Home→Forums→Tough Times→Healing and becoming functional→Reply To: Healing and becoming functional
Dear Linarra:
I read the very beginning and the last part part of your post of a few moments ago, 2:20 am, your time..
“It is an awful feeling, isn’t it? Everywhere we go, it feels like we are a minor character in our own story“- yes, it is.. yes it was, for me. This is how I lived most of my life, a confused observer of other people’s lives, sometimes a passive and confused/ used part in other people’s lives.
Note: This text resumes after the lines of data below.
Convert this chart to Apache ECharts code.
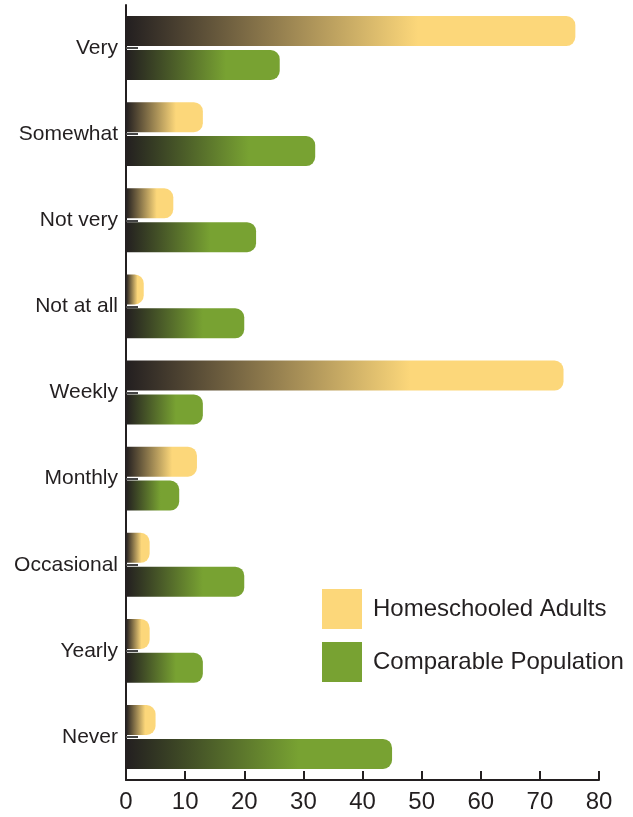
<!DOCTYPE html>
<html>
<head>
<meta charset="utf-8">
<script src="https://cdn.jsdelivr.net/npm/echarts@6/dist/echarts.min.js"></script>
<style>
html,body{margin:0;padding:0;background:#fff;}
#chart{width:633px;height:817px;}
</style>
</head>
<body>
<div id="chart"></div>
<script>
var categories = ['Very', 'Somewhat', 'Not very', 'Not at all', 'Weekly', 'Monthly', 'Occasional', 'Yearly', 'Never'];
var homeschooled = [76, 13, 8, 3, 74, 12, 4, 4, 5];
var comparable = [26, 32, 22, 20, 13, 9, 20, 13, 45];
var seriesNames = ['Homeschooled Adults', 'Comparable Population'];
var xTicks = [0, 80, 10];

var DARK = '#231F20';
var YELLOW = '#FCD77A';
var GREEN = '#78A232';

function grad(c) {
  return new echarts.graphic.LinearGradient(0, 0, 1, 0, [
    {offset: 0, color: DARK},
    {offset: 0.65, color: c},
    {offset: 1, color: c}
  ]);
}

var chart = echarts.init(document.getElementById('chart'), null, {renderer: 'canvas'});
chart.setOption({
  animation: false,
  backgroundColor: '#fff',
  grid: {left: 126, right: 34, top: 5, bottom: 37, containLabel: false},
  legend: {
    orient: 'vertical',
    left: 322,
    top: 589,
    padding: 0,
    itemWidth: 40,
    itemHeight: 40,
    itemGap: 13,
    icon: 'rect',
    selectedMode: false,
    textStyle: {fontFamily: 'Liberation Sans', fontSize: 24, color: DARK, padding: [0, 0, 0, 6]},
    data: [
      {name: seriesNames[0], itemStyle: {color: YELLOW}},
      {name: seriesNames[1], itemStyle: {color: GREEN}}
    ]
  },
  xAxis: {
    type: 'value',
    min: xTicks[0],
    max: xTicks[1],
    interval: xTicks[2],
    axisLine: {show: true, lineStyle: {color: DARK, width: 2}},
    axisTick: {show: true, inside: true, length: 9, lineStyle: {color: DARK, width: 2}},
    axisLabel: {fontFamily: 'Liberation Sans', fontSize: 24, color: DARK, margin: 10},
    splitLine: {show: false}
  },
  yAxis: {
    type: 'category',
    inverse: true,
    data: categories,
    axisLine: {show: true, lineStyle: {color: DARK, width: 2}},
    axisTick: {show: true, inside: true, alignWithLabel: true, length: 12, lineStyle: {color: '#444', width: 2}},
    axisLabel: {fontFamily: 'Liberation Sans', fontSize: 21, color: DARK, margin: 8}
  },
  series: [
    {
      name: seriesNames[0],
      type: 'bar',
      data: homeschooled,
      barWidth: 30,
      barGap: '13%',
      itemStyle: {color: grad(YELLOW), borderRadius: [0, 9, 9, 0]},
      z: 1
    },
    {
      name: seriesNames[1],
      type: 'bar',
      data: comparable,
      barWidth: 30,
      barGap: '13%',
      itemStyle: {color: grad(GREEN), borderRadius: [0, 9, 9, 0]},
      z: 1
    }
  ]
});
</script>
</body>
</html>
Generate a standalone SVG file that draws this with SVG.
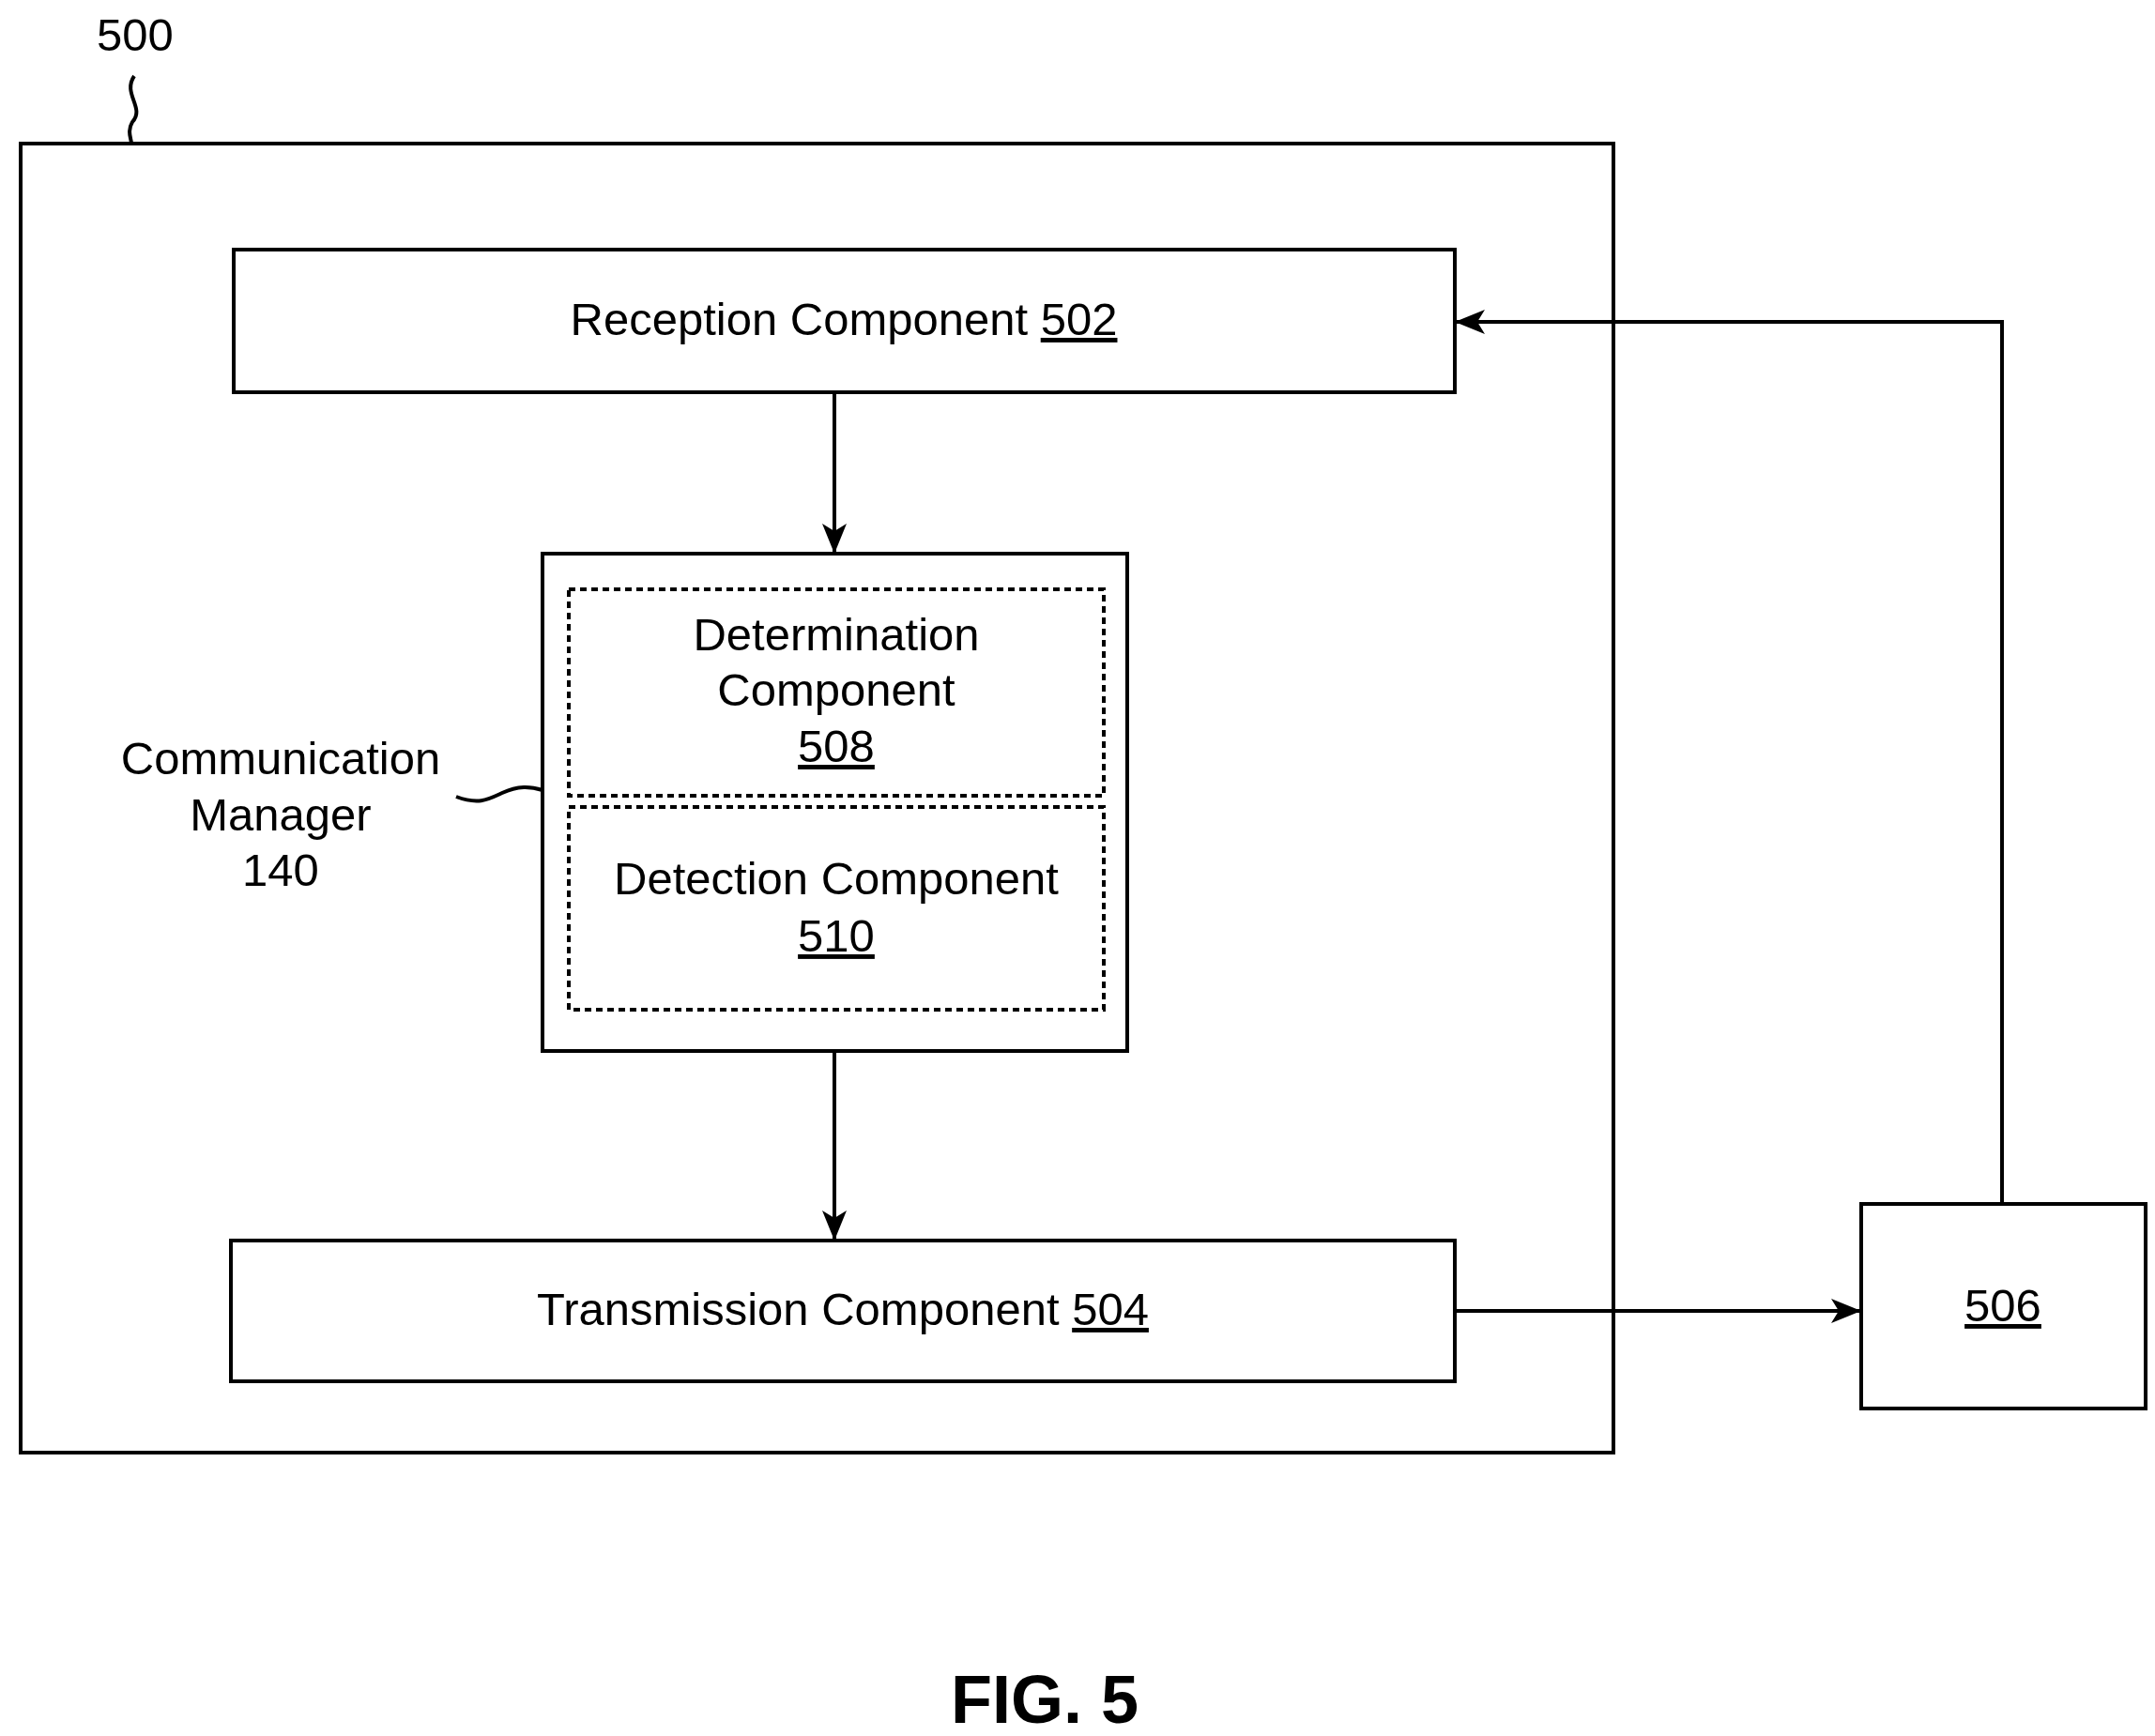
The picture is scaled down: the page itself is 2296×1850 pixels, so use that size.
<svg xmlns="http://www.w3.org/2000/svg" width="2296" height="1850" viewBox="0 0 2296 1850">
<style>
.b{fill:#fff;stroke:#000;stroke-width:4}
.d{fill:none;stroke:#000;stroke-width:4;stroke-dasharray:7,5}
.l{fill:none;stroke:#000;stroke-width:4}
text{font-family:"Liberation Sans",Arial,sans-serif;font-size:49px;text-anchor:middle;fill:#000}
.u{text-decoration:underline}
</style>
<defs>
<marker id="ah" markerWidth="32" markerHeight="26" refX="30" refY="13" orient="auto" markerUnits="userSpaceOnUse"><path d="M0,0L32,13L0,26L8,13z"/></marker></defs>
<rect width="2296" height="1850" fill="#fff"/>
<g id="n500"><rect class="b" x="22" y="153" width="1697" height="1395"/><text x="144" y="54">500</text><path class="l" d="M143,81 C130,100 155,115 141,130 C135,140 140,148 140,153"/></g>
<g id="n502"><rect class="b" x="249" y="266" width="1301" height="152"/><text x="899" y="357">Reception Component <tspan class="u">502</tspan></text></g>
<g id="n140"><rect class="b" x="578" y="590" width="623" height="530"/><text x="299" y="825">Communication</text><text x="299" y="885">Manager</text><text x="299" y="944">140</text><path class="l" d="M486,849 C510,858 520,852 535,845 C552,837 565,838 578,842"/></g>
<g id="n508"><rect class="d" x="606" y="628" width="570" height="220"/><text x="891" y="693">Determination</text><text x="891" y="752">Component</text><text x="891" y="812" class="u">508</text></g>
<g id="n510"><rect class="d" x="606" y="860" width="570" height="216"/><text x="891" y="953">Detection Component</text><text x="891" y="1014" class="u">510</text></g>
<g id="n504"><rect class="b" x="246" y="1322" width="1304" height="150"/><text x="898" y="1412">Transmission Component <tspan class="u">504</tspan></text></g>
<g id="n506"><rect class="b" x="1983" y="1283" width="303" height="218"/><text x="2134" y="1408" class="u">506</text></g>
<g id="connectors">
<path class="l" d="M889,418V588" marker-end="url(#ah)"/>
<path class="l" d="M889,1120V1320" marker-end="url(#ah)"/>
<path class="l" d="M1550,1397H1981" marker-end="url(#ah)"/>
<path class="l" d="M2133,1283V343H1552" marker-end="url(#ah)"/>
</g>
<text x="1113" y="1836" style="font-size:72px;font-weight:bold">FIG. 5</text>
</svg>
I wrote: “mutuality of something good. Well, it feel good to experience a bit of that with you!”, and you wrote: “I crave for this too, so I agree, it feels good“. Not too long ago, I would have felt weirded out by this… as anything close with another person felt weird, unreal, and undesirable. But now- when I read your words, and still, I feel nice, I automatically smiled. It is delightful, a simple experience of closeness… not weird anymore, for me.
“It is silly, but during the last days I wondered if I should tell you how much I liked talking with you, ‘if I tell her I appreciate her, if I show appreciation… would she feel offended or threatened? Would it be inappropriate? Is it crossing a line?’ It is probably a projection, because I’m always afraid to care about someone“- this is it: to care about someone.. yes, that’s what I meant by “closeness” above. I rejected closeness, I refused to care about anyone because closeness/ caring/ love meant pain.
“But now I’m glad we established we both feel positive things about our discussions. It is a relief to know that I am allowed to care and feel invested in our talks“- yes, I definitely feel positive (still smiling). There is no danger in it, not for you, not for me.
It is now 5:36 pm here, West Coast U.S. Tomorrow morning I will go over a few things you wrote in your last two posts that I didn’t attend to yet. I hope you rest/ sleep next. Bonne nuit, if I may say it in French (?)